Rugby union ready for World Cup and Olympics spotlight
Few sports in the UK have been given the opportunity for growth that is being offered to rugby union in the middle of this decade.
The Rugby World Cup is being held in England in 2015, and the following year the sevens shortened version of the game makes its introduction in the 2016 Olympic Games in Rio de Janeiro.
The Rugby Football Union (RFU) hopes this double-header will provide the impetus to get more people involved in playing, and volunteering around, the game in England.
And there should also be a positive knock-on effect for the Scottish, Welsh and Irish rugby unions too.
The RFU is to invest £26m at grass-roots level to capitalise on a predicted increase in interest around the World Cup, with £1m being allocated to train 6,500 new referees and coaches and recruit 5,000 rugby volunteers by 2015.
"The Rugby World Cup is a fantastic opportunity for the game to be showcased - we will not see a[nother] World Cup here for a long time," says RFU chairman and former England captain Bill Beaumont.
He points out that despite great changes since his 1970s and 80s playing days, including the introduction of full professionalism, "community" clubs and volunteers remain at the heart of rugby union in England.
"It is important for the RFU that we get involved with the community - get buy-in from clubs, provide facilities - to make sure that when a youngster turns up to play for the first time during the World Cup, we have the facilities and coaches to make them come back again and again," says Mr Beaumont.
Alastair Marks, head of rugby growth at the RFU, with responsibility for increasing participation in rugby, also believes the 2015 event is a fantastic chance to "drive the game forward".
And the former head of sports sponsorship for McDonald's says the inclusion of the sevens version of rugby union, where each team has just seven players, in the Olympics provides the opportunity to sell the sport to a wider global audience.
"My job is simple. We have got to get more people playing the game, and keep those [already] in the game for the long term," he says, speaking at the annual Rugby Expo event at Twickenham Stadium in London.
Mr Marks says that rugby union is no different from a big brand, in having to "entice" people to sample its product.
But he points out that rugby union has one great advantage - a very focused volunteer base already in place and willing to help sell the sport.
Despite that, he says that rugby has to start preparing now for the projected growth and added interest that is expected in 2015 and 2016.
Mr Marks believes the game cannot be passive and wait for these two big events to arrive, but has to be pro-active, for example getting itself into more secondary schools and universities. He hopes to see rugby union introduced and being played in an extra 400 secondary schools by 2015.
In addition, the predicted expansion of the game must include women and girls becoming "fully integrated" at all levels of the sport, including not just playing but also administration.

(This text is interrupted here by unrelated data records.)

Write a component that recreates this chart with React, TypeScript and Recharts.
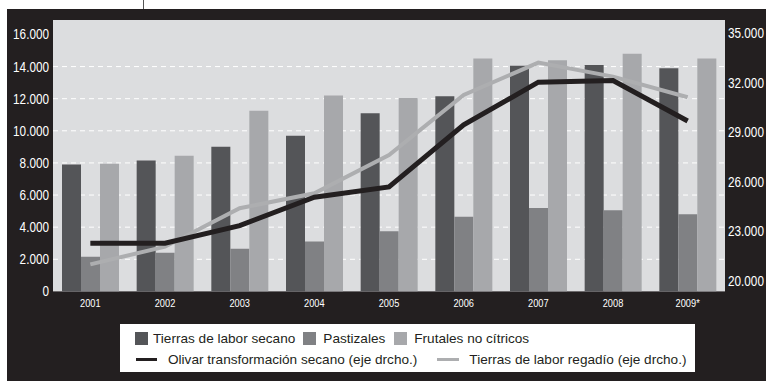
import React from 'react';
import { ComposedChart, Bar, Line, XAxis, YAxis, CartesianGrid } from 'recharts';

const years = ['2001', '2002', '2003', '2004', '2005', '2006', '2007', '2008', '2009*'];
const secano = [7900, 8150, 9000, 9700, 11100, 12150, 14050, 14100, 13900];
const pastizales = [2150, 2400, 2650, 3100, 3750, 4650, 5200, 5050, 4800];
const frutales = [7950, 8450, 11250, 12200, 12050, 14500, 14400, 14800, 14500];
const olivar = [22270, 22270, 23340, 25060, 25680, 29440, 32030, 32130, 29680];
const regadio = [20990, 22060, 24390, 25300, 27620, 31260, 33220, 32370, 31120];

const leftTicks = [0, 2000, 4000, 6000, 8000, 10000, 12000, 14000, 16000];
const rightTicks = [20000, 23000, 26000, 29000, 32000, 35000];
const gridValues = [2000, 4000, 6000, 8000, 10000, 12000, 14000];
const leftDomain = [0, 16900];
const rightDomain = [19350, 35800];

const barNames = ['Tierras de labor secano', 'Pastizales', 'Frutales no cítricos'];
const lineNames = ['Olivar transformación secano (eje drcho.)', 'Tierras de labor regadío (eje drcho.)'];

const C = {
  black: '#231f20',
  plot: '#dcdddf',
  dark: '#545558',
  mid: '#808184',
  light: '#a7a8ab',
  grayLine: '#adaeb0',
};

const data = years.map((y, i) => ({
  year: y,
  secano: secano[i],
  pastizales: pastizales[i],
  frutales: frutales[i],
  olivar: olivar[i],
  regadio: regadio[i],
}));

const fmt = (v: number) => {
  if (v === 0) return '0';
  const th = Math.floor(v / 1000);
  const rest = v % 1000;
  return `${th}.${String(rest).padStart(3, '0')}`;
};

const sans = "'Liberation Sans', Arial, Helvetica, sans-serif";

const makeTick = (anchor: 'start' | 'end' | 'middle', size: number, dy: string, format?: (v: any) => string) =>
  (props: any) => {
    const { x, y, payload } = props;
    const label = format ? format(payload.value) : String(payload.value);
    return (
      <g transform={`translate(${x},${y}) scale(0.84,1)`}>
        <text x={0} y={0} dy={dy} textAnchor={anchor} fill="#ffffff" fontSize={size} fontFamily={sans}>
          {label}
        </text>
      </g>
    );
  };

const LeftTick = makeTick('end', 14, '0.355em', fmt);
const RightTick = makeTick('start', 14, '0.355em', fmt);
const BottomTick = makeTick('middle', 11, '0.71em');

export default function App() {
  const gridGen = (args: any) => {
    const ya = args?.yAxis;
    if (ya && typeof ya.scale === 'function') {
      return gridValues.map((v) => ya.scale(v));
    }
    const off = args.offset;
    return gridValues.map(
      (v) => off.top + off.height * (1 - (v - leftDomain[0]) / (leftDomain[1] - leftDomain[0]))
    );
  };

  return (
    <div style={{ position: 'absolute', left: 0, top: 0, width: 766, height: 381, background: '#ffffff', overflow: 'hidden' }}>
      <div style={{ position: 'absolute', left: 7, top: 9, width: 759, height: 372, background: C.black }} />
      <div style={{ position: 'absolute', left: 143, top: 0, width: 1, height: 9, background: '#555' }} />
      <div style={{ position: 'absolute', left: 0, top: 0 }}>
        <ComposedChart
          width={766}
          height={381}
          data={data}
          margin={{ top: 20, right: 0, left: 8, bottom: 59.6 }}
          barGap={0}
          barCategoryGap="12%"
        >
          <CartesianGrid
            yAxisId="left"
            vertical={false}
            horizontal={true}
            fill={C.plot}
            fillOpacity={1}
            stroke="#ffffff"
            strokeWidth={1}
            strokeDasharray="5 4"
            horizontalCoordinatesGenerator={gridGen}
          />
          <XAxis
            dataKey="year"
            axisLine={false}
            tickLine={false}
            height={30}
            interval={0}
            tick={BottomTick}
          />
          <YAxis
            yAxisId="left"
            orientation="left"
            width={45}
            domain={leftDomain}
            ticks={leftTicks}
            allowDataOverflow
            axisLine={false}
            tickLine={false}
            tickSize={2}
            tickMargin={2}
            tick={LeftTick}
          />
          <YAxis
            yAxisId="right"
            orientation="right"
            width={41}
            domain={rightDomain}
            ticks={rightTicks}
            allowDataOverflow
            axisLine={false}
            tickLine={false}
            tickSize={1}
            tickMargin={2}
            tick={RightTick}
          />
          <Bar yAxisId="left" dataKey="secano" name={barNames[0]} fill={C.dark} barSize={19} isAnimationActive={false} />
          <Bar yAxisId="left" dataKey="pastizales" name={barNames[1]} fill={C.mid} barSize={19} isAnimationActive={false} />
          <Bar yAxisId="left" dataKey="frutales" name={barNames[2]} fill={C.light} barSize={19} isAnimationActive={false} />
          <Line
            yAxisId="right"
            type="linear"
            dataKey="regadio"
            name={lineNames[1]}
            stroke={C.grayLine}
            strokeWidth={4}
            dot={false}
            activeDot={false}
            isAnimationActive={false}
          />
          <Line
            yAxisId="right"
            type="linear"
            dataKey="olivar"
            name={lineNames[0]}
            stroke={C.black}
            strokeWidth={5}
            dot={false}
            activeDot={false}
            isAnimationActive={false}
          />
        </ComposedChart>
      </div>
      <div
        style={{
          position: 'absolute',
          left: 120,
          top: 324,
          width: 575,
          height: 48,
          background: '#ffffff',
          fontFamily: sans,
          fontSize: 13.6,
          color: C.black,
        }}
      >
        <div style={{ position: 'absolute', left: 15, top: 7, display: 'flex', alignItems: 'center', whiteSpace: 'nowrap' }}>
          <span style={{ width: 13, height: 13, background: C.dark, display: 'inline-block', marginRight: 5 }} />
          <span>{barNames[0]}</span>
          <span style={{ width: 13, height: 13, background: C.mid, display: 'inline-block', marginLeft: 8, marginRight: 7 }} />
          <span>{barNames[1]}</span>
          <span style={{ width: 13, height: 13, background: C.light, display: 'inline-block', marginLeft: 9, marginRight: 7 }} />
          <span>{barNames[2]}</span>
        </div>
        <div style={{ position: 'absolute', left: 16, top: 28, display: 'flex', alignItems: 'center', whiteSpace: 'nowrap' }}>
          <span style={{ width: 21, height: 3.5, background: C.black, display: 'inline-block', marginRight: 11 }} />
          <span>{lineNames[0]}</span>
          <span style={{ width: 22, height: 3.5, background: C.grayLine, display: 'inline-block', marginLeft: 20, marginRight: 10 }} />
          <span>{lineNames[1]}</span>
        </div>
      </div>
    </div>
  );
}
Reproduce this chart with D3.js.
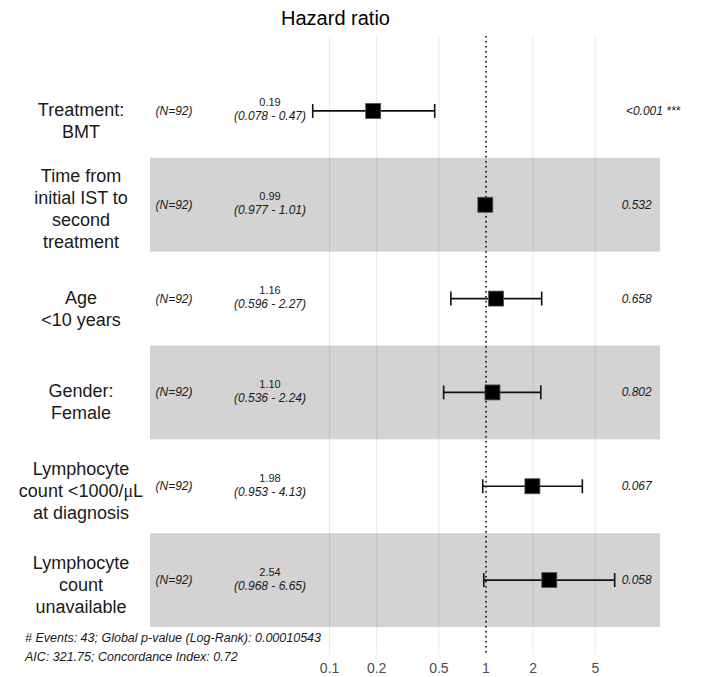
<!DOCTYPE html>
<html>
<head>
<meta charset="utf-8">
<script src="https://cdn.jsdelivr.net/npm/d3@7"></script>
<style>
  body { margin: 0; background: #fff; }
  text { font-family: "Liberation Sans", Arial, sans-serif; }
</style>
</head>
<body>
<svg id="chart" width="701" height="677"></svg>
<script>
// rows of the forest plot, top to bottom
const labels = [
  ["Treatment:", "BMT"],
  ["Time from", "initial IST to", "second", "treatment"],
  ["Age", "<10 years"],
  ["Gender:", "Female"],
  ["Lymphocyte", "count <1000/\u03bcL", "at diagnosis"],
  ["Lymphocyte", "count", "unavailable"]
];
const nObs = [92, 92, 92, 92, 92, 92];
const hr = [0.19, 0.99, 1.16, 1.10, 1.98, 2.54];
const hrText = ["0.19", "0.99", "1.16", "1.10", "1.98", "2.54"];
const ciLow = [0.078, 0.977, 0.596, 0.536, 0.953, 0.968];
const ciHigh = [0.47, 1.01, 2.27, 2.24, 4.13, 6.65];
const ciText = ["(0.078 - 0.47)", "(0.977 - 1.01)", "(0.596 - 2.27)", "(0.536 - 2.24)", "(0.953 - 4.13)", "(0.968 - 6.65)"];
const pLabels = ["<0.001 ***", "0.532 ", "0.658 ", "0.802 ", "0.067 ", "0.058 "];
const ticks = [0.1, 0.2, 0.5, 1, 2, 5];
const footnotes = [
  "# Events: 43; Global p-value (Log-Rank): 0.00010543",
  "AIC: 321.75; Concordance Index: 0.72"
];

const svg = d3.select("#chart");
const rows = d3.range(labels.length);

// log x scale, one decade = ~156.4px, HR 1 at x=486
const x = d3.scaleLog().domain([0.1, 1]).range([329.6, 486]);
const y = d3.scaleBand().domain(rows).range([64, 627]);
const yc = i => y(i) + y.bandwidth() / 2;
const gridTop = 36, gridBottom = 655;

// shaded bands on every other row
svg.selectAll("rect.band")
  .data(rows.filter(i => i % 2 === 1))
  .enter()
    .append("rect")
    .attr("class", "band")
    .attr("x", 150)
    .attr("y", i => y(i))
    .attr("width", 510)
    .attr("height", y.bandwidth())
    .attr("fill", "#d3d3d3");

// vertical grid lines
svg.selectAll("line.grid")
  .data(ticks)
  .enter()
    .append("line")
    .attr("class", "grid")
    .attr("x1", d => x(d)).attr("x2", d => x(d))
    .attr("y1", gridTop).attr("y2", gridBottom)
    .attr("stroke", "rgba(0,0,0,0.09)")
    .attr("stroke-width", 1);

// reference line at HR = 1
svg.append("line")
  .attr("x1", x(1)).attr("x2", x(1))
  .attr("y1", gridTop).attr("y2", gridBottom)
  .attr("stroke", "#000")
  .attr("stroke-width", 1.5)
  .attr("stroke-dasharray", "1.5,3.5");

// x axis tick labels
svg.selectAll("text.tick")
  .data(ticks)
  .enter()
    .append("text")
    .attr("class", "tick")
    .attr("x", d => x(d))
    .attr("y", 673)
    .attr("text-anchor", "middle")
    .attr("font-size", 14)
    .attr("fill", "#4d4d4d")
    .text(d => d);

// title
svg.append("text")
  .attr("x", 335.5).attr("y", 25)
  .attr("text-anchor", "middle")
  .attr("font-size", 20)
  .attr("fill", "#000")
  .text("Hazard ratio");

// row labels, multi line and centred
labels.forEach((lines, i) => {
  const lh = 22;
  const k = lines.length === 2 ? 16 : 10.5;
  const t = svg.append("text")
    .attr("x", 81)
    .attr("text-anchor", "middle")
    .attr("font-size", 18)
    .attr("fill", "#1a1a1a");
  lines.forEach((ln, j) => {
    const ts = t.append("tspan")
      .attr("x", 81)
      .attr("y", yc(i) - (lines.length - 1) * lh / 2 + j * lh + k);
    if (ln.includes("\u03bc")) {
      const parts = ln.split("\u03bc");
      ts.append("tspan").text(parts[0]);
      ts.append("tspan").attr("font-family", "Liberation Serif").text("\u03bc");
      ts.append("tspan").text(parts[1]);
    } else {
      ts.text(ln);
    }
  });
});

// N column
svg.selectAll("text.n")
  .data(rows)
  .enter()
    .append("text")
    .attr("class", "n")
    .attr("x", 174)
    .attr("y", i => yc(i) + 4)
    .attr("text-anchor", "middle")
    .attr("font-size", 12)
    .attr("font-style", "italic")
    .attr("fill", "#1a1a1a")
    .text(i => `(N=${nObs[i]})`);

// estimate + CI text (tightly stacked like the original)
svg.selectAll("text.est")
  .data(rows)
  .enter()
    .append("text")
    .attr("class", "est")
    .attr("x", 270)
    .attr("y", i => yc(i) - 4.5)
    .attr("text-anchor", "middle")
    .attr("font-size", 11)
    .attr("fill", "#1a1a1a")
    .text(i => hrText[i]);

svg.selectAll("text.ci")
  .data(rows)
  .enter()
    .append("text")
    .attr("class", "ci")
    .attr("x", 270)
    .attr("y", i => yc(i) + 9.5)
    .attr("text-anchor", "middle")
    .attr("font-size", 12)
    .attr("font-style", "italic")
    .attr("fill", "#1a1a1a")
    .text(i => ciText[i]);

// error bars
const cap = 7;
const eb = svg.selectAll("g.eb")
  .data(rows)
  .enter()
    .append("g")
    .attr("class", "eb")
    .attr("stroke", "#111")
    .attr("stroke-width", 1.6);
eb.append("line")
  .attr("x1", i => x(ciLow[i])).attr("x2", i => x(ciHigh[i]))
  .attr("y1", i => yc(i)).attr("y2", i => yc(i));
eb.append("line")
  .attr("x1", i => x(ciLow[i])).attr("x2", i => x(ciLow[i]))
  .attr("y1", i => yc(i) - cap).attr("y2", i => yc(i) + cap);
eb.append("line")
  .attr("x1", i => x(ciHigh[i])).attr("x2", i => x(ciHigh[i]))
  .attr("y1", i => yc(i) - cap).attr("y2", i => yc(i) + cap);

// point estimates
const sz = 15;
svg.selectAll("rect.pt")
  .data(rows)
  .enter()
    .append("rect")
    .attr("class", "pt")
    .attr("x", i => x(hr[i]) - sz / 2)
    .attr("y", i => yc(i) - sz / 2)
    .attr("width", sz)
    .attr("height", sz)
    .attr("fill", "#000")
    .attr("stroke", "#555")
    .attr("stroke-width", 0.8);

// p-values, left-justified with hjust = -0.2
svg.selectAll("text.p")
  .data(rows)
  .enter()
    .append("text")
    .attr("class", "p")
    .attr("x", 615)
    .attr("y", i => yc(i) + 4)
    .attr("font-size", 12)
    .attr("font-style", "italic")
    .attr("fill", "#1a1a1a")
    .attr("xml:space", "preserve")
    .style("white-space", "pre")
    .text(i => pLabels[i])
    .each(function() {
      const w = this.getComputedTextLength();
      d3.select(this).attr("x", 615 + 0.2 * w);
    });

// footnotes
svg.selectAll("text.foot")
  .data(footnotes)
  .enter()
    .append("text")
    .attr("class", "foot")
    .attr("x", 25)
    .attr("y", (d, i) => 642 + i * 19)
    .attr("font-size", 12.5)
    .attr("font-style", "italic")
    .attr("fill", "#1a1a1a")
    .text(d => d);
</script>
</body>
</html>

"We are also looking to grow the game in areas where it is no longer played, or where it has never been played," he adds.
Meanwhile, the existing volunteer base must be grown and encouraged, the quantity and standard of referees increased, and facilities improved.
"We have to look at ways of modernising facilities, but not doing away with our heritage," says Mr Marks.
A pot of some £10m is being made available to 500 clubs, for things like playing kit and equipment, installing floodlights, improving pitches - including providing all-weather playing surfaces, and new changing rooms and social facilities.
"We are building a game to be genuinely sustainable and fit for the future," Mr Marks says. "If we can meet people's needs they will come back... and then bring their friends."
On the playing side, it is also hoped to bring in more participants by promoting other forms of the game, such as sevens, or touch rugby.
In 2013 the RFU and one of its sponsors, O2, will be rolling out a new touch programme.
And, much as the Twenty20 form of the game has done for cricket, it is hoped that sevens can attract new players and a new audience in the run up to Rio 2016, not just in the UK, but also around the globe.
"Having rugby at 2016 has certainly been one of the most transformational decisions," says the International Rugby Board's Mark Egan, who points out that there are potentially 205 national Olympic committees who might now take up the game.
"We see sevens as the biggest opportunity throughout the game - particularly for women - and as a natural entry point [to rugby union]."
He said that countries such as the US, Brazil and Netherlands had all been expanding their sevens programmes.
As former England player and captain Lawrence Dallaglio points out, the traditional 15-a-side format is "an international game", but the sevens version has the chance to become "a truly global game".
"This is a very good time for rugby, here and in other parts of the world," adds Mr Dallaglio, a member of England's 2003 World Cup winning team, who saw at first hand the added interest in the sport that victory brought.
"We need to start preparing for 2015 now - we need to start engaging with people now."